Taking a break from catalogue show-and-tell to mention some other things. The National Book Award nominees were announced yesterday, and once again, I have read exactly none of the books on this list. I do plan to read Denis Johnson's Tree of Smoke. And right now I've got a very fine first edition in fine jacket of Fiskadoro sitting on my desk (Keep or sell? Keep or sell? is the refrain in my head). At least I've heard of most everyone on the list this year, and have even read some of their previous books. Love that Sherman Alexie. Not even considering reading Christopher Hitchens, though. I'm too much of an old-fashioned New England transcendentalist not to believe in some kind of a cosmic plan, not to say a divine one. Besides, there are too many other great books to read instead. I figure I'll start seeing used copies of the other NBA books in a year or so, then I may even read some of them. Until then, I will continue to languish in my own old to-be-read stacks.
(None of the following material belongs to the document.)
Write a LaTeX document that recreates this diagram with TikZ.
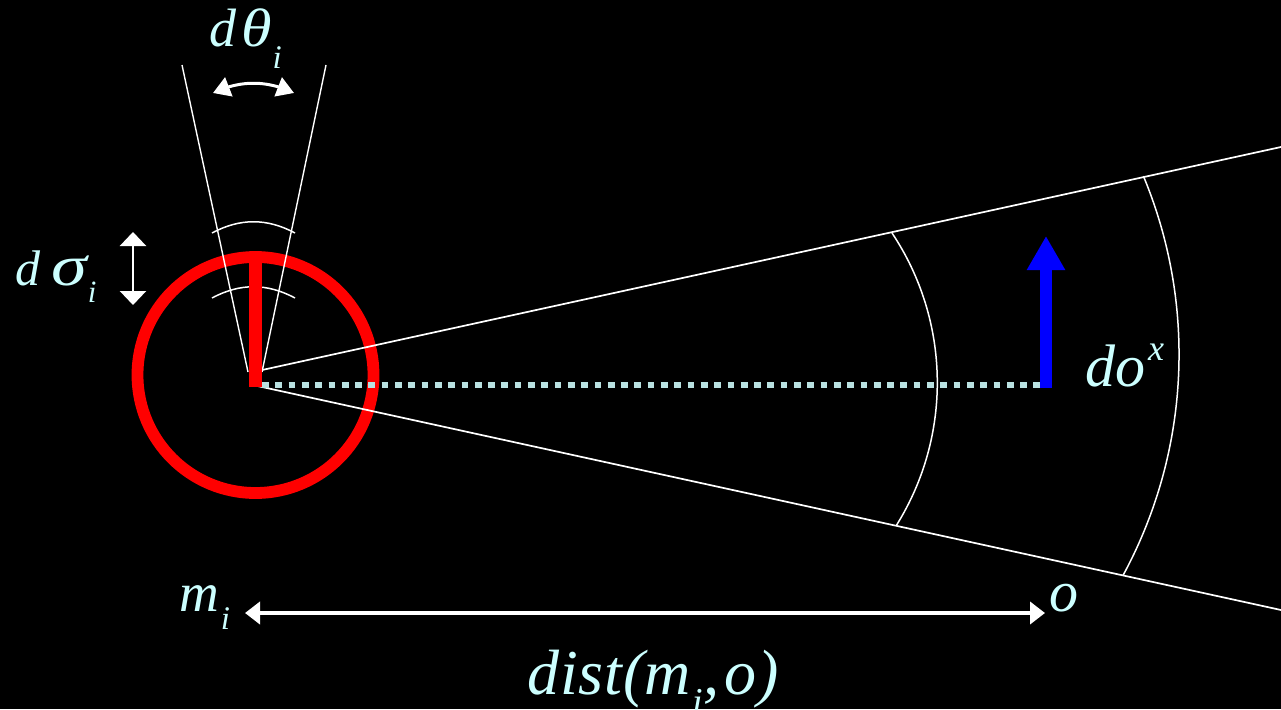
\documentclass[tikz,border=0pt]{standalone}
\usepackage{fontspec}
\setmainfont{Liberation Serif}
\usepackage{graphicx}
\usetikzlibrary{arrows.meta,bending}
\definecolor{txt}{RGB}{204,255,255}
\definecolor{dotc}{RGB}{185,225,225}
\definecolor{ringred}{RGB}{255,0,0}
\definecolor{vecblue}{RGB}{0,0,255}
\newcommand{\sbi}[3]{\raisebox{#1}{\fontsize{#2}{#2}\selectfont #3}}
\begin{document}
\begin{tikzpicture}[x=1pt,y=-1pt,
  lbl/.style={text=txt, inner sep=0pt, anchor=base west},
  fanline/.style={draw=white, line width=1.7pt},
  thinline/.style={draw=white, line width=1.4pt},
  arcline/.style={draw=white, line width=1.5pt},
  ring/.style={draw=ringred, line width=11.8pt},
  bar/.style={draw=ringred, line width=12.7pt},
  dots/.style={draw=dotc, line width=6.7pt, dash pattern=on 6.7pt off 6.6pt},
  vec/.style={draw=vecblue, line width=12pt, -{Triangle[length=34pt,width=36pt]}},
  dimarrow/.style={draw=white, line width=4pt, {Triangle[length=15pt,width=22pt]}-{Triangle[length=15pt,width=22pt]}},
  sigarrow/.style={draw=white, line width=2.5pt, {Triangle[length=14pt,width=26pt]}-{Triangle[length=14pt,width=26pt]}},
  thetarrow/.style={draw=white, line width=3pt, {Triangle[length=17pt,width=20pt]}-{Triangle[length=17pt,width=20pt]}}
]
\fill[black] (0,0) rectangle (1281,709);
\useasboundingbox (0,0) rectangle (1281,709);

% coordinates
\coordinate (C) at (255.5,375);
\coordinate (apexU) at (253,372);
\coordinate (apexL) at (253,385);
\coordinate (farU) at (1281,147);
\coordinate (farL) at (1281,610);
\coordinate (topL) at (182,65);
\coordinate (topR) at (326,65);
\coordinate (baseL) at (248,372);
\coordinate (baseR) at (262,372);
\coordinate (barTop) at (255.3,257);
\coordinate (barBot) at (255.3,387.3);
\coordinate (dotS) at (262,385);
\coordinate (dotE) at (1040,385);
\coordinate (vecS) at (1046,388);
\coordinate (vecE) at (1046,236);
\coordinate (ia1) at (892,233.0);
\coordinate (oa1) at (1143.4,176.1);
\coordinate (sa1) at (212,233);
\coordinate (sa2) at (295,233);
\coordinate (sb1) at (212,298);
\coordinate (sb2) at (295,298);
\coordinate (th1) at (213,93);
\coordinate (th2) at (294,93);
\coordinate (sg1) at (133,232);
\coordinate (sg2) at (133,305);
\coordinate (dm1) at (245,613);
\coordinate (dm2) at (1045,613);

% red circle
\draw[ring] (C) circle[radius=118];

% fan to the right
\draw[fanline] (apexU) -- (farU);
\draw[fanline] (apexL) -- (farL);
\draw[arcline] (ia1) arc[start angle=-33.7, end angle=31.9, radius=269.6];
\draw[arcline] (oa1) arc[start angle=-22.6, end angle=28.4, radius=464];

% narrow fan upwards
\draw[thinline] (topL) -- (baseL);
\draw[thinline] (topR) -- (baseR);
\draw[arcline] (sa1) .. controls (240,218) and (267,218) .. (sa2);
\draw[arcline] (sb1) .. controls (240,283) and (267,283) .. (sb2);

% red bar
\draw[bar] (barTop) -- (barBot);

% dotted line and blue vector
\draw[dots] (dotS) -- (dotE);
\draw[vec] (vecS) -- (vecE);

% arrows
\draw[thetarrow] (th1) .. controls (240,80) and (267,80) .. (th2);
\draw[sigarrow] (sg1) -- (sg2);
\draw[dimarrow] (dm1) -- (dm2);

% labels
\node[lbl, font=\fontsize{54}{54}\selectfont\itshape] (dtheta) at (209,47) {d\kern5pt\scalebox{1.15}[1]{θ}\kern1pt\sbi{-21pt}{33}{i}};
\node[lbl, font=\fontsize{50}{50}\selectfont\itshape] (dsigma) at (15,285) {d\kern11pt\scalebox{1.45}[1.15]{σ}\kern1pt\sbi{-17pt}{31}{i}};
\node[lbl, font=\fontsize{60}{60}\selectfont\itshape] (dox) at (1085,386) {do\kern3pt\sbi{26pt}{36}{x}};
\node[lbl, font=\fontsize{55}{55}\selectfont\itshape] (mi) at (179,611) {m\kern2pt\sbi{-18pt}{33}{i}};
\node[lbl, font=\fontsize{58}{58}\selectfont\itshape] (o) at (1049,611) {o};
\node[lbl, font=\fontsize{64}{64}\selectfont\itshape] (dist) at (527,694) {d\kern1pt i\kern1pt s\kern1pt t\kern1pt(m\kern1pt\sbi{-20pt}{38}{i}\kern1pt,\kern5pt o\kern1pt)};
\end{tikzpicture}
\end{document}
Speaking of stacks of books, many are on display at Maud Newton's blog, in case folks haven't been following the terrific ongoing series of guest-posts in which bookish enthusiasts describe their favorite bookshops around the world (with pictures! of books! and bookstores!). Check out that South American bookshop housed in a renovated theater in Buenos Aires - now that is an appropriate setting for fine literature - holy mackerel!
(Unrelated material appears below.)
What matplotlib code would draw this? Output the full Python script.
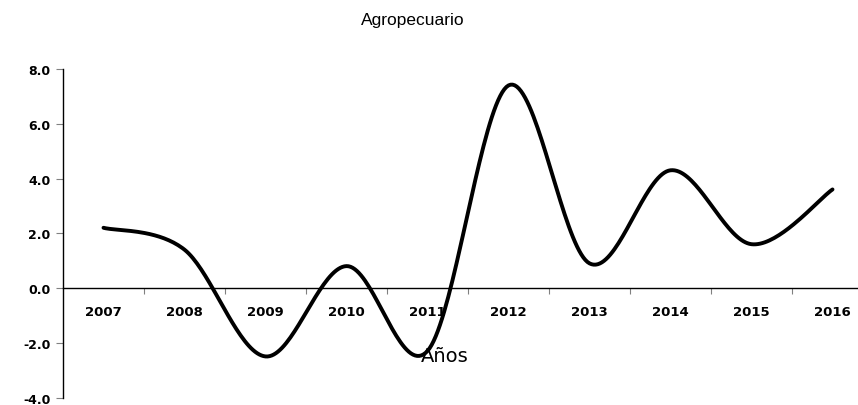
import numpy as np
import matplotlib
matplotlib.use("Agg")
from matplotlib import pyplot as plt

years = ["2007", "2008", "2009", "2010", "2011", "2012", "2013", "2014", "2015", "2016"]
valores = [2.2, 1.4, -2.5, 0.8, -2.3, 7.4, 0.9, 4.3, 1.6, 3.6]
yticks = [-4.0, -2.0, 0.0, 2.0, 4.0, 6.0, 8.0]


def suavizar(x, y, n=40):
	# curva suavizada tipo Excel (bezier con tangentes Catmull-Rom)
	x = np.asarray(x, float)
	y = np.asarray(y, float)
	px = np.concatenate([[x[0]], x, [x[-1]]])
	py = np.concatenate([[y[0]], y, [y[-1]]])
	xs, ys = [], []
	t = np.linspace(0, 1, n)
	for i in range(1, len(px) - 2):
		p0 = np.array([px[i], py[i]])
		p3 = np.array([px[i + 1], py[i + 1]])
		p1 = p0 + (np.array([px[i + 1], py[i + 1]]) - np.array([px[i - 1], py[i - 1]])) / 6
		p2 = p3 - (np.array([px[i + 2], py[i + 2]]) - np.array([px[i], py[i]])) / 6
		b = ((1 - t) ** 3)[:, None] * p0 + (3 * (1 - t) ** 2 * t)[:, None] * p1 \
			+ (3 * (1 - t) * t ** 2)[:, None] * p2 + (t ** 3)[:, None] * p3
		xs.extend(b[:, 0])
		ys.extend(b[:, 1])
	return xs, ys


fig = plt.figure(figsize=(8.58, 4.06), dpi=100)
ax = fig.add_axes([63 / 858, 1 - 398.5 / 406, 810 / 858, 328.5 / 406])

ax.spines["top"].set_visible(False)
ax.spines["right"].set_visible(False)
ax.spines["bottom"].set_position(("data", 0))
ax.spines["left"].set_linewidth(1)
ax.spines["bottom"].set_linewidth(1)

pos = np.arange(len(years))
sx, sy = suavizar(pos, valores)
ax.plot(sx, sy, color="black", lw=2.8, solid_capstyle="round", clip_on=False)

ax.set_xlim(-0.5, len(years) - 0.5)
ax.set_ylim(-4, 8)
ax.set_yticks(yticks)
ax.set_yticklabels([f"{v:.1f}" for v in yticks], fontsize=9, fontweight="bold")
ax.set_xticks(pos)
ax.set_xticklabels(years, fontsize=9.5, fontweight="bold")
ax.set_xticks(np.arange(0.5, len(years) - 0.5, 1), minor=True)

ax.tick_params(axis="y", direction="out", length=5, width=0.8, pad=4, color="#808080")
ax.tick_params(axis="x", which="major", length=0, pad=12)
ax.tick_params(axis="x", which="minor", direction="out", length=4, width=0.8, color="#808080")

fig.text(413 / 858, 1 - 20 / 406, "Agropecuario", ha="center", va="center",
		fontsize=12.5, family="Liberation Sans")
fig.text(445 / 858, 1 - 357 / 406, "Años", ha="center", va="center", fontsize=14)

fig.savefig("out.png", dpi=100)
What else. Lately I've been following the blog Book Trout, written by the good people at Old Saratoga Books in Schuylerville, New York, and enjoying their book reviews in particular. Always like to read about the reading life and opinions of other bookshop folks.
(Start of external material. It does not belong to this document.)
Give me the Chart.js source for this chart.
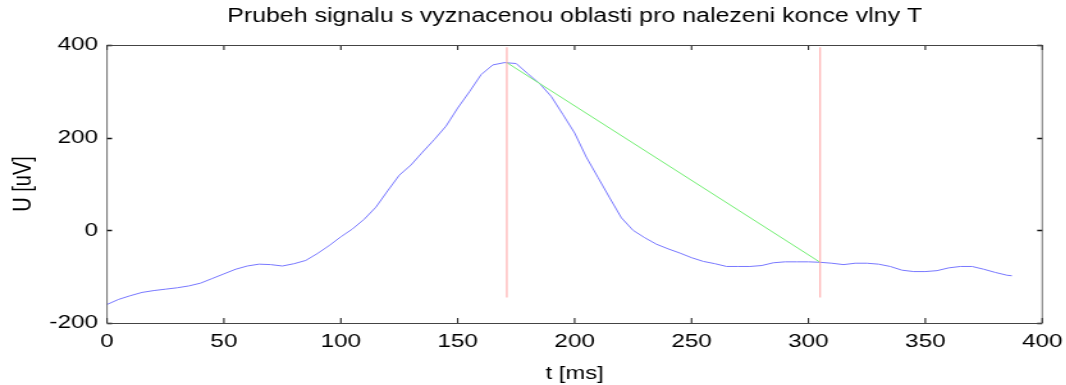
<!DOCTYPE html>
<html>
<head>
<meta charset="utf-8">
<script src="https://cdn.jsdelivr.net/npm/chart.js@4/dist/chart.umd.min.js"></script>
<style>
html,body{margin:0;padding:0;background:#fff;overflow:hidden;}
#wrap{width:1066px;height:385px;position:relative;overflow:hidden;}
#c{position:absolute;left:0;top:0;width:833px;height:385px;transform:scaleX(1.28);transform-origin:0 0;}
</style>
</head>
<body>
<div id="wrap"><canvas id="c" width="833" height="385"></canvas></div>
<script>
// Signal (blue)
const timeMs = [0,5,10,15,20,25,30,35,40,45,50,55,60,65,70,75,80,85,90,95,100,105,110,115,120,125,130,135,140,145,150,155,160,165,170,175,180,185,190,195,200,205,210,215,220,225,230,235,240,245,250,255,260,265,270,275,280,285,290,295,300,305,310,315,320,325,330,335,340,345,350,355,360,365,370,375,380,385,387];
const signalUv = [-160,-149,-141,-134,-130,-127,-124,-120,-114,-104,-94,-84,-77,-73,-74,-77,-72,-65,-50,-33,-14,3,24,50,85,119,141,169,196,225,264,299,336,357,362,360,338,317,289,250,210,158,114,70,27,0,-16,-30,-40,-49,-59,-67,-72,-78,-78,-78,-76,-70,-68,-68,-68,-69,-71,-74,-71,-71,-73,-78,-86,-89,-89,-87,-81,-78,-78,-84,-91,-97,-98];
// Region boundaries (red)
const regionStartMs = [171, 171];
const regionEndMs = [305, 305];
const regionLineUv = [395, -145];
// Connecting line (green)
const chordMs = [171, 305];
const chordUv = [362, -69];
// Axes ticks
const xTicks = [0,50,100,150,200,250,300,350,400];
const yTicks = [-200,0,200,400];

const toPts = (xs, ys) => xs.map((x, i) => ({x, y: ys[i]}));

const FONT = "'Liberation Sans', Arial, Helvetica, sans-serif";
const SX = 1.28; // horizontal stretch of the figure

const boxTicks = {
  id: 'boxTicks',
  afterDatasetsDraw(chart) {
    const {ctx, chartArea: a, scales: {x, y}} = chart;
    ctx.save();
    ctx.strokeStyle = '#111';
    const L = 5;
    xTicks.forEach(v => {
      const px = x.getPixelForValue(v);
      ctx.lineWidth = 1.3 / SX;
      ctx.beginPath();
      ctx.moveTo(px, a.bottom); ctx.lineTo(px, a.bottom - L);
      ctx.moveTo(px, a.top); ctx.lineTo(px, a.top + L);
      ctx.stroke();
    });
    yTicks.forEach(v => {
      const py = Math.round(y.getPixelForValue(v)) + 0.5;
      ctx.lineWidth = 1.3;
      ctx.beginPath();
      ctx.moveTo(a.left, py); ctx.lineTo(a.left + L / SX, py);
      ctx.moveTo(a.right, py); ctx.lineTo(a.right - L / SX, py);
      ctx.stroke();
    });
    ctx.strokeStyle = '#444';
    ctx.lineWidth = 1;
    ctx.beginPath();
    ctx.moveTo(a.left, Math.round(a.top) + 0.5); ctx.lineTo(a.right, Math.round(a.top) + 0.5);
    ctx.moveTo(a.left, Math.round(a.bottom) + 0.5); ctx.lineTo(a.right, Math.round(a.bottom) + 0.5);
    ctx.stroke();
    ctx.lineWidth = 1 / SX;
    ctx.beginPath();
    ctx.moveTo(a.left, a.top); ctx.lineTo(a.left, a.bottom);
    ctx.moveTo(a.right, a.top); ctx.lineTo(a.right, a.bottom);
    ctx.stroke();
    ctx.restore();
  }
};

new Chart(document.getElementById('c'), {
  type: 'scatter',
  data: {
    datasets: [
      { data: toPts(timeMs, signalUv), borderColor: '#7878ff', borderWidth: 1, showLine: true, pointRadius: 0, tension: 0, order: 3 },
      { data: toPts(chordMs, chordUv), borderColor: '#70ee70', borderWidth: 1, showLine: true, pointRadius: 0, order: 2 },
      { data: toPts(regionStartMs, regionLineUv), borderColor: '#ffa8a8', borderWidth: 1.1, showLine: true, pointRadius: 0, order: 1 },
      { data: toPts(regionEndMs, regionLineUv), borderColor: '#ffa8a8', borderWidth: 1.1, showLine: true, pointRadius: 0, order: 1 }
    ]
  },
  options: {
    responsive: false,
    animation: false,
    events: [],
    layout: { padding: { left: 0, right: 24 / SX, top: 0, bottom: 0 } },
    plugins: {
      legend: { display: false },
      tooltip: { enabled: false },
      title: {
        display: true,
        fullSize: false,
        text: 'Prubeh signalu s vyznacenou oblasti pro nalezeni konce vlny T',
        color: '#000',
        font: { family: FONT, size: 19.5, weight: 'normal', lineHeight: 1.2 },
        padding: { top: 5, bottom: 16.6 }
      }
    },
    scales: {
      x: {
        type: 'linear', min: 0, max: 400,
        afterBuildTicks: s => { s.ticks = xTicks.map(v => ({value: v})); },
        afterFit: s => { s.height = 62; s.paddingLeft = 0; s.paddingRight = 0; },
        grid: { display: false, drawTicks: false },
        border: { display: false },
        ticks: { color: '#000', padding: 7, maxRotation: 0, font: { family: FONT, size: 19 } },
        title: { display: true, text: 't [ms]', color: '#000', font: { family: FONT, size: 18.5 }, padding: { top: 3, bottom: 0 } }
      },
      y: {
        type: 'linear', min: -200, max: 400,
        afterBuildTicks: s => { s.ticks = yTicks.map(v => ({value: v})); },
        afterFit: s => { s.width = 107 / SX; s.paddingTop = 0; s.paddingBottom = 0; },
        grid: { display: false, drawTicks: false },
        border: { display: false },
        ticks: { color: '#000', padding: 7, font: { family: FONT, size: 19 } },
        title: { display: true, text: 'U [uV]', color: '#000', font: { family: FONT, size: 20 }, padding: { top: 6, bottom: 0 } }
      }
    }
  },
  plugins: [boxTicks]
});
</script>
</body>
</html>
Finally, after reading next to nothing myself (in book form) over the last two months, mostly because of moving house, I'm nearly finished with Wild Mary: A Life of Mary Wesley by Patrick Marnham (Vintage, London 2007). And what a life it was... I recently ordered a slew of Mary Wesley's novels for a friend of mine, and got this for good measure since neither of us realized it even existed. I love reading memoirs and biographies of British writers during the period between the world wars and just after, and it's very interesting to read something published now, vs. then, and written about a woman, rather than a man. For those who aren't familiar with Mary Wesley, she lived a very full life, worked for MI5, had three children by three different fathers, became a nearly-destitute widow, then at 70 years old published her first novel, which became a bestseller in the U.K. Then she wrote another nine bestsellers after that, before dying at the age of 90. This authorized biography is almost graphic in places, but by now we've seen and read it all, so her "wildness" comes across as more honestly titillating than shocking. On to her novels, which seem as if they could have been written by Evelyn Waugh, had he lived a few more decades and written tell-all roman à clef fiction during the 1990s. If you like the following sentence, from one of her letters to her future husband (from p.123 in the biography), you will like Mary Wesley's writing:

" 'One aspect, a simple one, seems to be that having found one person in whom I have faith I am in a fair way to growing smugly impervious to the winds of malice. It's a startling and enjoyable feeling, rather like meeting God at a party.' "

I haven't finished the book yet, because I know what's coming. The worst part of reading biographies is knowing that these rich and amazing lives are over. I usually cry, even though I often detest many things about the subject of a given biography. Though more often I love them, their gifts, and it's too terrible to think that it's all over, forever. Another reason I won't be reading Christopher Hitchens's book. Every time I finish a biography, I think, "This can't be the end of it." Well, this is the end of this post, for now. I know when I start to wax philosophical that it's time to call it a day.

The Book Trout blushes to hear such nice things about her blog. Thank you Sarah. We are certainly a mutual admiration society as I enjoy peeking in on your bookshop doings and your delightful descriptions about antique books about books.

Old Saratoga Books/Book Trout Blog
Thanks, Rachel! I don't mind being part of a mutual admiration society. At least we know we're in good company, right?